Given task >>
Extract the lines from the first one in the records below through the line containing "ax = fig.add_axes([0.1185, 0.154, 0.839, 0.793])", keeping both ends and leaving out any pictures.

>> START Material supplied

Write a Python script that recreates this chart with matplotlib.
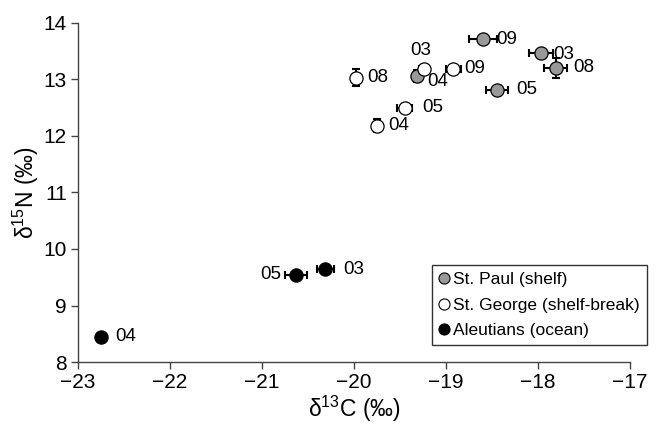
import matplotlib.pyplot as plt
from matplotlib.lines import Line2D

plt.rcParams['font.family'] = ['Liberation Sans', 'DejaVu Sans']

# St. Paul (shelf)
paul_years = ["09", "03", "08", "05", "04"]
paul_c = [-18.60, -17.97, -17.81, -18.45, -19.32]
paul_n = [13.71, 13.46, 13.20, 12.81, 13.06]
paul_cerr = [0.15, 0.13, 0.12, 0.12, 0.03]
paul_nerr = [0.03, 0.03, 0.17, 0.03, 0.10]

# St. George (shelf-break)
george_years = ["03", "09", "05", "04", "08"]
george_c = [-19.24, -18.92, -19.45, -19.75, -19.98]
george_n = [13.19, 13.19, 12.50, 12.18, 13.03]
george_cerr = [0.05, 0.08, 0.08, 0.04, 0.03]
george_nerr = [0.05, 0.03, 0.03, 0.12, 0.15]

# Aleutians (ocean)
aleut_years = ["03", "05", "04"]
aleut_c = [-20.31, -20.63, -22.75]
aleut_n = [9.64, 9.54, 8.45]
aleut_cerr = [0.09, 0.12, 0.0]
aleut_nerr = [0.03, 0.03, 0.0]

fig = plt.figure(figsize=(6.58, 4.28), dpi=100)
ax = fig.add_axes([0.1185, 0.154, 0.839, 0.793])

groups = [
    (paul_c, paul_n, paul_cerr, paul_nerr, paul_years, "#999999"),
    (george_c, george_n, george_cerr, george_nerr, george_years, "white"),
    (aleut_c, aleut_n, aleut_cerr, aleut_nerr, aleut_years, "black"),
]

for c, n, ce, ne, yrs, fc in groups:
    ax.errorbar(c, n, xerr=ce, yerr=ne, fmt="none", ecolor="black",
                elinewidth=1.5, capsize=3, capthick=1.5, zorder=2)
    ax.plot(c, n, "o", ms=9.5, mfc=fc, mec="black", mew=0.9, ls="none", zorder=3)

# label offsets (points)
offsets = {
    ("p", "09"): (10, 0), ("p", "03"): (9, -1), ("p", "08"): (13, 0),
    ("p", "05"): (14, 0), ("p", "04"): (8, -4),
    ("g", "03"): (-2, 13), ("g", "09"): (8, 0), ("g", "05"): (13, 0),
    ("g", "04"): (8, 0), ("g", "08"): (8, 0),
    ("a", "03"): (13, 0), ("a", "05"): (-11, 0), ("a", "04"): (10, 0),
}
for key, (c, n, _, _, yrs, _) in zip("pga", groups):
    for x, y, t in zip(c, n, yrs):
        dx, dy = offsets[(key, t)]
        ha = "right" if dx < 0 else "left"
        if key == "g" and t == "03":
            ha = "center"
        ax.annotate(t, xy=(x, y), xytext=(dx, dy), textcoords="offset points",
                    ha=ha, va="center", fontsize=13.5, zorder=4)

ax.set_xlim(-23, -17)
ax.set_ylim(8, 14)
ax.set_xticks(range(-23, -16))
ax.set_yticks(range(8, 15))
ax.set_xticklabels(["\u2212%d" % abs(v) for v in range(-23, -16)])

ax.spines[["top", "right"]].set_visible(False)
for s in ["left", "bottom"]:
    ax.spines[s].set_color("#444444")
    ax.spines[s].set_linewidth(1.0)
ax.tick_params(direction="out", length=5, width=1.0, color="#444444",
               labelsize=15, pad=3)

ax.set_xlabel(r"$\mathregular{\delta^{13}}$C (‰)", fontsize=16.5, labelpad=1)
ax.set_ylabel(r"$\mathregular{\delta^{15}}$N (‰)", fontsize=16.5, labelpad=2)

handles = [
    Line2D([], [], marker="o", ls="none", ms=8, mfc="#999999", mec="black", mew=0.8),
    Line2D([], [], marker="o", ls="none", ms=8, mfc="white", mec="black", mew=0.8),
    Line2D([], [], marker="o", ls="none", ms=8, mfc="black", mec="black", mew=0.8),
]
leg = ax.legend(handles, ["St. Paul (shelf)", "St. George (shelf-break)", "Aleutians (ocean)"],
                loc="lower right", bbox_to_anchor=(1.03, 0.05), fontsize=12.5,
                frameon=True, fancybox=False, edgecolor="black", handlelength=0.6,
                handletextpad=0.2, borderpad=0.4, labelspacing=0.6, borderaxespad=0)
leg.get_frame().set_linewidth(1.0)

fig.savefig("out.png", dpi=100)
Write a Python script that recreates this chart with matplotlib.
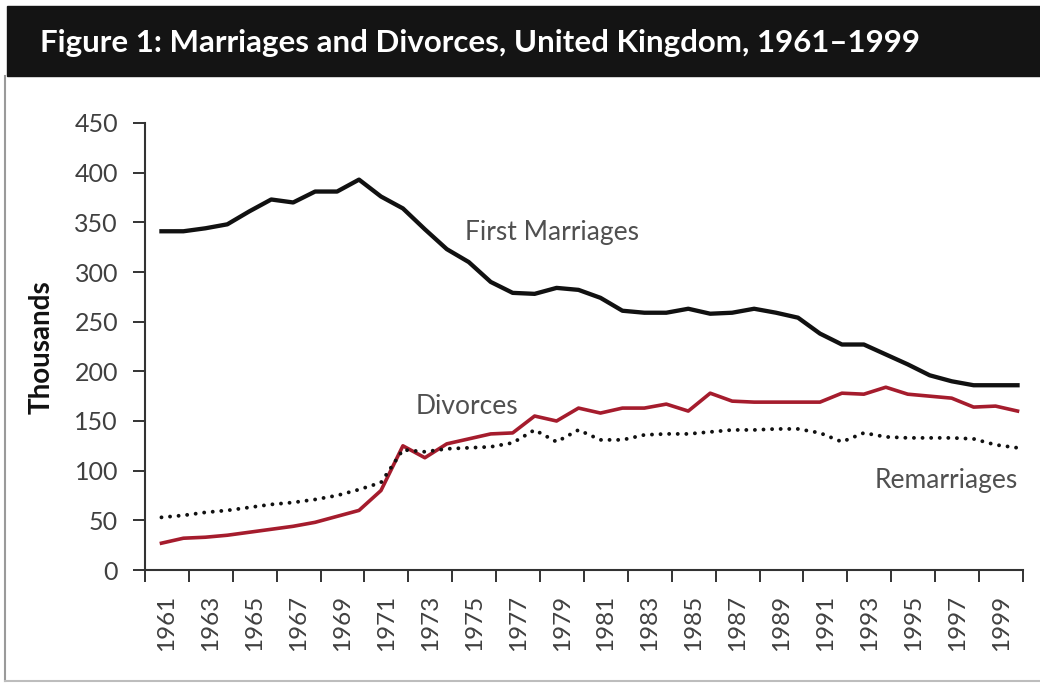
import matplotlib.pyplot as plt
from matplotlib.patches import Rectangle
from matplotlib.lines import Line2D

# Datos (miles)
years = list(range(1961, 2001))
first_marriages = [341, 341, 344, 348, 361, 373, 370, 381, 381, 393,
                   376, 364, 343, 323, 310, 290, 279, 278, 284, 282,
                   274, 261, 259, 259, 263, 258, 259, 263, 259, 254,
                   238, 227, 227, 217, 207, 196, 190, 186, 186, 186]
divorces = [27, 32, 33, 35, 38, 41, 44, 48, 54, 60,
            80, 125, 113, 127, 132, 137, 138, 155, 150, 163,
            158, 163, 163, 167, 160, 178, 170, 169, 169, 169,
            169, 178, 177, 184, 177, 175, 173, 164, 165, 160]
remarriages = [53, 55, 58, 60, 63, 66, 68, 71, 75, 81,
               88, 121, 119, 122, 123, 124, 128, 141, 129, 141,
               131, 131, 136, 137, 137, 139, 141, 141, 142, 142,
               138, 129, 138, 134, 133, 133, 133, 132, 126, 123]
label_years = list(range(1961, 2000, 2))
y_ticks = list(range(0, 451, 50))

title = 'Figure 1: Marriages and Divorces, United Kingdom, 1961\u20131999'

plt.rcParams['font.family'] = ['Lato', 'DejaVu Sans']

fig = plt.figure(figsize=(10.4, 6.84), dpi=100)

# Barra negra del titulo y marco gris
fig.patches.append(Rectangle((7 / 1040, 1 - 76 / 684), 1, 70 / 684,
                             transform=fig.transFigure, color='#141414'))
fig.text(40 / 1040, 1 - 43 / 684, title, color='white', fontsize=22.5,
         fontweight='bold', va='center', ha='left')
fig.add_artist(Line2D([5 / 1040, 5 / 1040], [3 / 684, 1 - 76 / 684],
                      transform=fig.transFigure, color='#9a9a9a', lw=1.5))
fig.add_artist(Line2D([5 / 1040, 1], [3 / 684, 3 / 684],
                      transform=fig.transFigure, color='#bdbdbd', lw=1.5))

ax = fig.add_axes([145 / 1040, 1 - 570 / 684, 878 / 1040, 447 / 684])

ax.plot(years, first_marriages, color='#111111', lw=3.1, clip_on=False)
ax.plot(years, divorces, color='#A51C2D', lw=2.6, clip_on=False)
ax.plot(years, remarriages, color='#111111', lw=2.8,
        linestyle=(0, (0.01, 2.2)), dash_capstyle='round', clip_on=False)

ax.set_xlim(1960.25, 2000.25)
ax.set_ylim(0, 450)
ax.set_yticks(y_ticks)

# Marcas entre categorias, etiquetas centradas entre ellas
ax.set_xticks([y - 0.75 for y in label_years] + [2000.25])
ax.set_xticklabels([])
ax.set_xticks([y + 0.25 for y in label_years], minor=True)
ax.set_xticklabels([str(y) for y in label_years], minor=True)

ax.tick_params(axis='x', which='major', length=8.6, width=1.4, color='#333333')
ax.tick_params(axis='x', which='minor', length=0, pad=18, rotation=90,
               labelsize=17.5, labelcolor='#404040')
ax.tick_params(axis='y', length=8.6, width=1.4, color='#333333', pad=10.8,
               labelsize=18, labelcolor='#404040')

for side in ['top', 'right']:
    ax.spines[side].set_visible(False)
for side in ['left', 'bottom']:
    ax.spines[side].set_color('#333333')
    ax.spines[side].set_linewidth(1.5)

fig.text(42 / 1040, 1 - 347 / 684, 'Thousands', rotation=90, fontsize=20,
         fontweight='bold', color='#111111', ha='center', va='center')

# Etiquetas de las series
ax.text(1974.85, 340, 'First Marriages', fontsize=19, color='#505050',
        ha='left', va='center')
ax.text(1972.6, 165, 'Divorces', fontsize=19, color='#505050',
        ha='left', va='center')
ax.text(2000.0, 90, 'Remarriages', fontsize=19, color='#505050',
        ha='right', va='center')

fig.savefig('out.png', dpi=100)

>> END Material supplied

Solution to the exercise >>
Write a Python script that recreates this chart with matplotlib.
import matplotlib.pyplot as plt
from matplotlib.lines import Line2D

plt.rcParams['font.family'] = ['Liberation Sans', 'DejaVu Sans']

# St. Paul (shelf)
paul_years = ["09", "03", "08", "05", "04"]
paul_c = [-18.60, -17.97, -17.81, -18.45, -19.32]
paul_n = [13.71, 13.46, 13.20, 12.81, 13.06]
paul_cerr = [0.15, 0.13, 0.12, 0.12, 0.03]
paul_nerr = [0.03, 0.03, 0.17, 0.03, 0.10]

# St. George (shelf-break)
george_years = ["03", "09", "05", "04", "08"]
george_c = [-19.24, -18.92, -19.45, -19.75, -19.98]
george_n = [13.19, 13.19, 12.50, 12.18, 13.03]
george_cerr = [0.05, 0.08, 0.08, 0.04, 0.03]
george_nerr = [0.05, 0.03, 0.03, 0.12, 0.15]

# Aleutians (ocean)
aleut_years = ["03", "05", "04"]
aleut_c = [-20.31, -20.63, -22.75]
aleut_n = [9.64, 9.54, 8.45]
aleut_cerr = [0.09, 0.12, 0.0]
aleut_nerr = [0.03, 0.03, 0.0]

fig = plt.figure(figsize=(6.58, 4.28), dpi=100)
ax = fig.add_axes([0.1185, 0.154, 0.839, 0.793])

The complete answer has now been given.